Kenya Red Cross reports deaths in clashes
NAIROBI, Kenya • Fighting between a community of cattle herders and farmers over land and water killed at least 12 people on Friday in Kenya's southeastern region, the Kenya Red Cross said.
The two communities periodically clash over resources but this incident may also have politically instigated because it fits a pattern of violence which has occurred in three previous elections, according to the Red Cross. Kenya will hold elections in six months.
The Kenya Red Cross said another 10 people were wounded in the fighting in Tana River delta, near where more than 52 people from the Orma tribe of semi-nomadic cattle herders were killed late last month by member of the Pokomo tribe of farmers.

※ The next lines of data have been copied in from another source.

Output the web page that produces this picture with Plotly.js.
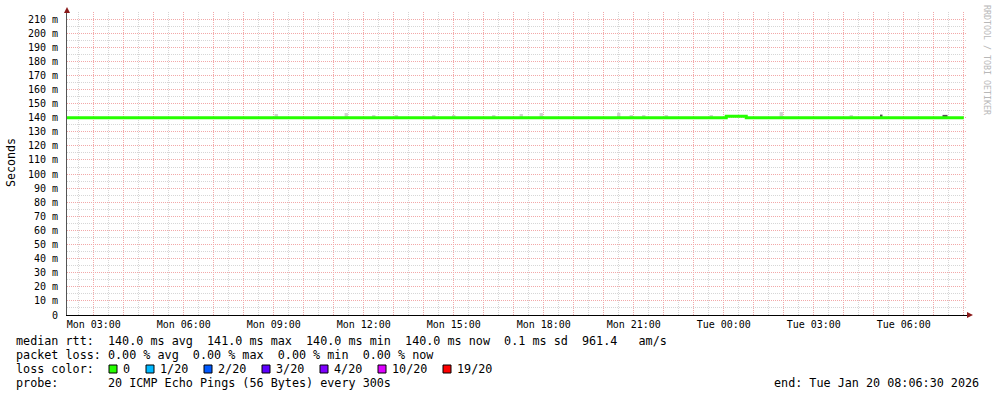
<!DOCTYPE html>
<html>
<head>
<meta charset="utf-8">
<script src="https://cdn.plot.ly/plotly-3.0.1.min.js"></script>
<style>
html, body { margin: 0; padding: 0; background: #fff; }
#chart { width: 997px; height: 397px; }
</style>
</head>
<body>
<div id="chart"></div>
<script>
// ---------------- data ----------------
const rangeStart = '2026-01-19 02:06:30';
const rangeEnd = '2026-01-20 08:06:30';

// median RTT (ms), step line
const medianTimes = ['2026-01-19 02:06:30', '2026-01-20 00:05:00', '2026-01-20 00:45:00', '2026-01-20 08:00:00'];
const medianValues = [140.0, 141.0, 140.0, 140.0];

// light smoke (ping spread above the median)
const smokeTimes = ['2026-01-19 09:05', '2026-01-19 11:25', '2026-01-19 12:20', '2026-01-19 13:05',
  '2026-01-19 14:20', '2026-01-19 15:00', '2026-01-19 16:20', '2026-01-19 17:15', '2026-01-19 17:55',
  '2026-01-19 20:30', '2026-01-19 20:55', '2026-01-19 21:20', '2026-01-19 22:05', '2026-01-19 23:35',
  '2026-01-20 01:55', '2026-01-20 04:15'];
const smokeLow = [139.5, 139.5, 139.5, 139.5, 139.5, 139.5, 139.5, 139.5, 139.5, 139.5, 139.5, 139.5, 139.5, 139.5, 139.5, 139.5];
const smokeHigh = [142.6, 143.3, 141.9, 141.9, 141.9, 141.9, 141.9, 142.6, 143.3, 143.5, 141.9, 141.9, 141.9, 141.9, 144.0, 141.9];

// darker smoke
const darkSmokeTimes = ['2026-01-20 05:15', '2026-01-20 07:20', '2026-01-20 07:25'];
const darkSmokeLow = [139.5, 139.5, 139.5];
const darkSmokeHigh = [142.2, 142.0, 142.0];

// axis ticks
const xTickTimes = ['2026-01-19 03:00', '2026-01-19 06:00', '2026-01-19 09:00', '2026-01-19 12:00',
  '2026-01-19 15:00', '2026-01-19 18:00', '2026-01-19 21:00', '2026-01-20 00:00', '2026-01-20 03:00',
  '2026-01-20 06:00'];
const xTickLabels = ['Mon 03:00', 'Mon 06:00', 'Mon 09:00', 'Mon 12:00', 'Mon 15:00', 'Mon 18:00',
  'Mon 21:00', 'Tue 00:00', 'Tue 03:00', 'Tue 06:00'];
const yTickValues = [0, 10, 20, 30, 40, 50, 60, 70, 80, 90, 100, 110, 120, 130, 140, 150, 160, 170, 180, 190, 200, 210];
const yTickLabels = ['0', '10 m', '20 m', '30 m', '40 m', '50 m', '60 m', '70 m', '80 m', '90 m', '100 m',
  '110 m', '120 m', '130 m', '140 m', '150 m', '160 m', '170 m', '180 m', '190 m', '200 m', '210 m'];

// legend
const statLine = 'median rtt:  140.0 ms avg  141.0 ms max  140.0 ms min  140.0 ms now  0.1 ms sd  961.4   am/s';
const lossLine = 'packet loss: 0.00 % avg  0.00 % max  0.00 % min  0.00 % now';
const lossTitle = 'loss color:';
const lossLabels = ['0', '1/20', '2/20', '3/20', '4/20', '10/20', '19/20'];
const lossColors = ['#26ff00', '#00b8ff', '#0059ff', '#5e00ff', '#7e00ff', '#dd00ff', '#ff0000'];
const probeLine = 'probe:       20 ICMP Echo Pings (56 Bytes) every 300s';
const endLine = 'end: Tue Jan 20 08:06:30 2026';
const watermark = 'RRDTOOL / TOBI OETIKER';

// ---------------- layout helpers ----------------
const W = 997, H = 397;
const L = 67, R = 967, T = 12, B = 315;
const px = x => (x - L) / (R - L);
const py = y => (B - y) / (B - T);
const nb = s => s.replace(/ /g, '\u00a0');
const MONO = 'DejaVu Sans Mono, monospace';
const MAJOR = '#f2a8a8';
const MINOR = '#d6d6d6';
const DASH = '1px,1px';

// hourly major grid, labels every 3 hours
const hourVals = [];
const hourText = [];
{
  let t = new Date('2026-01-19T03:00:00Z').getTime();
  const end = new Date('2026-01-20T08:06:30Z').getTime();
  const fmt = d => d.toISOString().slice(0, 19).replace('T', ' ');
  while (t <= end) {
    const s = fmt(new Date(t));
    hourVals.push(s);
    const i = xTickTimes.findIndex(v => v + ':00' === s);
    hourText.push(i >= 0 ? xTickLabels[i] : '');
    t += 3600000;
  }
}

const traces = [
  {
    type: 'bar', x: smokeTimes, base: smokeLow,
    y: smokeHigh.map((h, i) => h - smokeLow[i]),
    width: 400000, marker: { color: '#d0d0d0', line: { width: 0 } },
    hoverinfo: 'skip', showlegend: false
  },
  {
    type: 'bar', x: darkSmokeTimes, base: darkSmokeLow,
    y: darkSmokeHigh.map((h, i) => h - darkSmokeLow[i]),
    width: 300000, marker: { color: '#505050', line: { width: 0 } },
    hoverinfo: 'skip', showlegend: false
  },
  {
    type: 'scatter', mode: 'lines', x: medianTimes, y: medianValues,
    line: { shape: 'hv', color: '#26ff00', width: 3 },
    hoverinfo: 'skip', showlegend: false
  }
];

const annotations = [];
const shapes = [];
const addText = (text, x, y, opts = {}) => annotations.push(Object.assign({
  text: nb(text), xref: 'paper', yref: 'paper', x: px(x - 2), y: py(y),
  xanchor: 'left', yanchor: 'middle', showarrow: false,
  font: { family: MONO, size: 11.75, color: '#000' }
}, opts));

addText(statLine, 16, 341);
addText(lossLine, 16, 355);
addText(lossTitle, 16, 369);
addText(probeLine, 16, 383);
addText(endLine, 983, 383, { xanchor: 'right' });

{
  let x = 109;
  lossLabels.forEach((lab, i) => {
    shapes.push({
      type: 'rect', xref: 'paper', yref: 'paper',
      x0: px(x), x1: px(x + 8), y0: py(373), y1: py(365),
      fillcolor: lossColors[i], line: { color: '#000', width: 1 }
    });
    addText(lab, x + 14, 369);
    x += 14 + lab.length * 7 + 16;
  });
}

// y axis title
annotations.push({
  text: 'Seconds', xref: 'paper', yref: 'paper', x: px(11), y: py(163),
  xanchor: 'center', yanchor: 'middle', textangle: -90, showarrow: false,
  font: { family: MONO, size: 11.6, color: '#000' }
});
// watermark
annotations.push({
  text: nb(watermark), xref: 'paper', yref: 'paper', x: px(987), y: py(60),
  xanchor: 'center', yanchor: 'middle', textangle: 90, showarrow: false,
  font: { family: MONO, size: 8.3, color: '#b8b8b8' }
});

// axis arrows
shapes.push({
  type: 'path', xref: 'paper', yref: 'paper', xsizemode: 'pixel', ysizemode: 'pixel',
  xanchor: 0, yanchor: 1, path: 'M -3 -1 L 3 -1 L 0 5 Z',
  fillcolor: '#8b1a1a', line: { width: 0 }
});
shapes.push({
  type: 'path', xref: 'paper', yref: 'paper', xsizemode: 'pixel', ysizemode: 'pixel',
  xanchor: 1, yanchor: 0, path: 'M 0 -3 L 0 3 L 6 0 Z',
  fillcolor: '#8b1a1a', line: { width: 0 }
});

const layout = {
  width: W, height: H,
  margin: { l: L, r: W - R, t: T, b: H - B, pad: 0 },
  paper_bgcolor: '#fff', plot_bgcolor: '#fff',
  showlegend: false, barmode: 'overlay',
  xaxis: {
    type: 'date', range: [rangeStart, rangeEnd],
    tickmode: 'array', tickvals: hourVals, ticktext: hourText,
    showgrid: true, gridcolor: MAJOR, griddash: DASH, gridwidth: 1,
    minor: { tickmode: 'linear', tick0: '2026-01-19 02:30', dtick: 3600000, showgrid: true,
      gridcolor: MINOR, griddash: DASH, gridwidth: 1 },
    showline: true, linecolor: '#000', linewidth: 1,
    ticks: '', zeroline: false, fixedrange: true, layer: 'below traces',
    tickfont: { family: MONO, size: 10, color: '#000' }
  },
  yaxis: {
    range: [0, 215],
    tickmode: 'array', tickvals: yTickValues, ticktext: yTickLabels,
    showgrid: true, gridcolor: MAJOR, griddash: DASH, gridwidth: 1,
    minor: { tickmode: 'linear', tick0: 5, dtick: 10, showgrid: true,
      gridcolor: MINOR, griddash: DASH, gridwidth: 1 },
    showline: true, linecolor: '#555', linewidth: 1,
    ticks: '', zeroline: false, fixedrange: true, ticklabelstandoff: 6,
    tickfont: { family: MONO, size: 10, color: '#000' }
  },
  annotations, shapes
};

Plotly.newPlot('chart', traces, layout, { staticPlot: true, displayModeBar: false });
</script>
</body>
</html>
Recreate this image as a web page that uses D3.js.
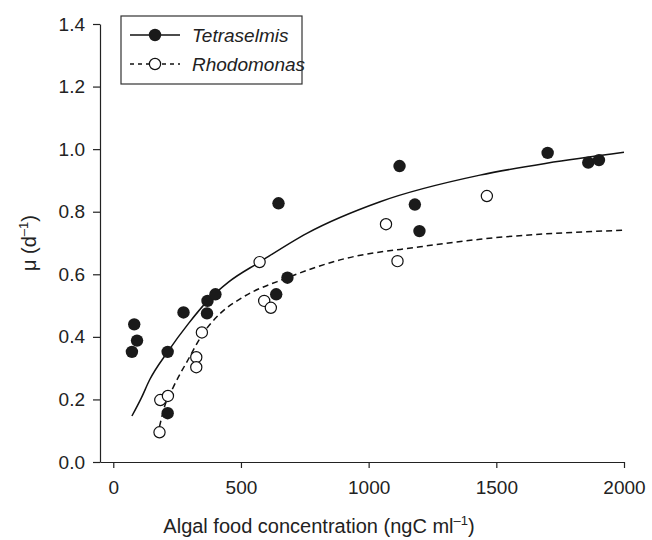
<!DOCTYPE html>
<html>
<head>
<meta charset="utf-8">
<script src="https://cdn.jsdelivr.net/npm/d3@7"></script>
<style>
  body { margin: 0; background: #fff; }
  text { font-family: "Liberation Sans", Arial, Helvetica, sans-serif; fill: #222; }
</style>
</head>
<body>
<div id="chart"></div>
<script>
// growth rate vs algal food concentration

// Tetraselmis observations (ngC ml-1, d-1)
const tetraX = [73, 82, 93, 213, 213, 275, 367, 369, 400, 638, 647, 682, 1121, 1181, 1199, 1701, 1860, 1902];
const tetraY = [0.352, 0.440, 0.388, 0.352, 0.156, 0.478, 0.475, 0.515, 0.536, 0.536, 0.827, 0.589, 0.946, 0.823, 0.738, 0.988, 0.957, 0.965];

// Rhodomonas observations
const rhodoX = [181, 184, 214, 325, 325, 347, 573, 591, 617, 1068, 1113, 1463];
const rhodoY = [0.095, 0.198, 0.211, 0.335, 0.303, 0.414, 0.639, 0.515, 0.493, 0.760, 0.642, 0.850];

// fitted curves
const tetraFitX = [73, 110, 142, 213, 295, 369, 451, 573, 758, 1045, 1436, 1697, 2000];
const tetraFitY = [0.147, 0.205, 0.262, 0.352, 0.443, 0.515, 0.575, 0.639, 0.731, 0.832, 0.917, 0.955, 0.99];
const rhodoFitX = [181, 200, 236, 295, 347, 419, 500, 682, 888, 1202, 1436, 2000];
const rhodoFitY = [0.113, 0.175, 0.241, 0.330, 0.405, 0.475, 0.523, 0.589, 0.646, 0.688, 0.712, 0.741];

const xTicks = [0, 500, 1000, 1500, 2000];
const yTicks = [0, 0.2, 0.4, 0.6, 0.8, 1.0, 1.2, 1.4];

const width = 652;
const height = 540;

const svg = d3.select("#chart")
    .append("svg")
    .attr("width", width)
    .attr("height", height);

const x = d3.scaleLinear().domain([-52, 2000]).range([100, 624]);
const y = d3.scaleLinear().domain([0, 1.4]).range([462, 24]);

// axes
const xAxis = svg.append("g")
    .attr("transform", `translate(0, ${y(0)})`)
    .call(d3.axisBottom(x).tickValues(xTicks).tickSize(6).tickSizeOuter(0).tickPadding(13).tickFormat(d3.format("d")));

const yAxis = svg.append("g")
    .attr("transform", `translate(${x(-52)}, 0)`)
    .call(d3.axisLeft(y).tickValues(yTicks).tickSize(7).tickSizeOuter(0).tickPadding(8).tickFormat(d3.format(".1f")));

[xAxis, yAxis].forEach(ax => {
    ax.selectAll("path, line").attr("stroke", "#222").attr("stroke-width", 1.2);
    ax.selectAll("text")
        .style("font-size", "19px")
        .style("font-family", "'Liberation Sans', Arial, sans-serif")
        .attr("fill", "#222");
});

// axis titles
const xTitle = svg.append("text")
    .attr("x", 319)
    .attr("y", 533)
    .attr("text-anchor", "middle")
    .style("font-size", "20px");
xTitle.append("tspan").text("Algal food concentration (ngC ml");
xTitle.append("tspan").attr("dy", -8).style("font-size", "13px").text("–1");
xTitle.append("tspan").attr("dy", 8).text(")");

const yTitle = svg.append("text")
    .attr("transform", "translate(36, 243) rotate(-90)")
    .attr("text-anchor", "middle")
    .style("font-size", "20px");
yTitle.append("tspan").text("μ (d");
yTitle.append("tspan").attr("dy", -8).style("font-size", "13px").text("–1");
yTitle.append("tspan").attr("dy", 8).text(")");

// fitted lines
const line = d3.line()
    .x(d => x(d[0]))
    .y(d => y(d[1]))
    .curve(d3.curveMonotoneX);

svg.append("path")
    .datum(d3.zip(tetraFitX, tetraFitY))
    .attr("d", line)
    .attr("fill", "none")
    .attr("stroke", "#111")
    .attr("stroke-width", 1.5);

svg.append("path")
    .datum(d3.zip(rhodoFitX, rhodoFitY))
    .attr("d", line)
    .attr("fill", "none")
    .attr("stroke", "#111")
    .attr("stroke-width", 1.5)
    .attr("stroke-dasharray", "6,4");

// points
svg.selectAll(".rhodo")
    .data(d3.zip(rhodoX, rhodoY))
    .enter()
    .append("circle")
    .attr("class", "rhodo")
    .attr("cx", d => x(d[0]))
    .attr("cy", d => y(d[1]))
    .attr("r", 5.6)
    .attr("fill", "#fff")
    .attr("stroke", "#111")
    .attr("stroke-width", 1.2);

svg.selectAll(".tetra")
    .data(d3.zip(tetraX, tetraY))
    .enter()
    .append("circle")
    .attr("class", "tetra")
    .attr("cx", d => x(d[0]))
    .attr("cy", d => y(d[1]))
    .attr("r", 6.2)
    .attr("fill", "#1a1a1a");

// legend
const legend = svg.append("g");
legend.append("rect")
    .attr("x", 121)
    .attr("y", 16)
    .attr("width", 181)
    .attr("height", 68)
    .attr("fill", "#fff")
    .attr("stroke", "#333")
    .attr("stroke-width", 1.2);

legend.append("line")
    .attr("x1", 130).attr("x2", 180).attr("y1", 35).attr("y2", 35)
    .attr("stroke", "#111").attr("stroke-width", 1.5);
legend.append("circle")
    .attr("cx", 155).attr("cy", 35).attr("r", 6.2).attr("fill", "#1a1a1a");
legend.append("text")
    .attr("x", 192).attr("y", 42)
    .style("font-size", "19px").style("font-style", "italic")
    .text("Tetraselmis");

legend.append("line")
    .attr("x1", 130).attr("x2", 180).attr("y1", 64).attr("y2", 64)
    .attr("stroke", "#111").attr("stroke-width", 1.5)
    .attr("stroke-dasharray", "4,4");
legend.append("circle")
    .attr("cx", 155).attr("cy", 64).attr("r", 5.6)
    .attr("fill", "#fff").attr("stroke", "#111").attr("stroke-width", 1.2);
legend.append("text")
    .attr("x", 192).attr("y", 71)
    .style("font-size", "19px").style("font-style", "italic")
    .text("Rhodomonas");
</script>
</body>
</html>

Mohammed Morowa, a Pokomo, said on the phone that the 11 of those killed in the dawn attack were his relatives and that the killing was retaliation by members of the Orma tribe over the killing of their community members last month.
Morowa said tens of grass thatched houses were burned at Chamwanamuma village region. The attackers used guns, arrows and machetes, Morowa said.
More than 200 people have died since January in several separate clashes that follow the pattern of pre-election violence that Kenya has suffered in most elections since the early 1990s, the Kenya Red Cross said recently.
Violence occurred before voting in three out of four of Kenya's elections since 1992. The exception was the December 2007 polls, when deadly clashes erupted after voting. That violence was set off by a dispute over who won the presidential contest.
What started as street protests over the presidential results, which international observers said was flawed, soon degenerated into tribe-versus-tribe violence, in which ethnic groups that had rallied behind an opposition movement targeted members of President Kibaki's Kikuyu community and other tribes that had supported him. More than 1,000 people died and 600,000 people were displaced from their homes in the wave of violence that lasted for two months.
The fighting ended when former U.N. Secretary General Kofi Annan brokered a peace deal in which opposition challenger Raila Odinga became Prime Minister in a coalition government, while President Mwai Kibaki retained his post.
As the 2013 general election approaches political tensions have increased among potential candidates for the presidency, exacerbating tribal animosity. Polls put Prime Minister Odinga ahead of the rest of the presidential hopefuls. Two other possible presidential challengers face crimes against humanity charges at the International Criminal Court for allegedly orchestrating 2007-2008 violence.
Abbas Gullet, the secretary general of the Kenya Red Cross, said late last month that if the rate of the current killings continues the deaths could overshadow those in the 2007-2008 post-election violence.
He said one cause of the new violence is political competition for positions in the newly restructured seats in the legislature and administrative posts, which were created in a new constitution that Kenya adopted in 2010. Another contributing factor is disputes between communities over boundaries between counties and constituencies that were formed by the new constitution, he said.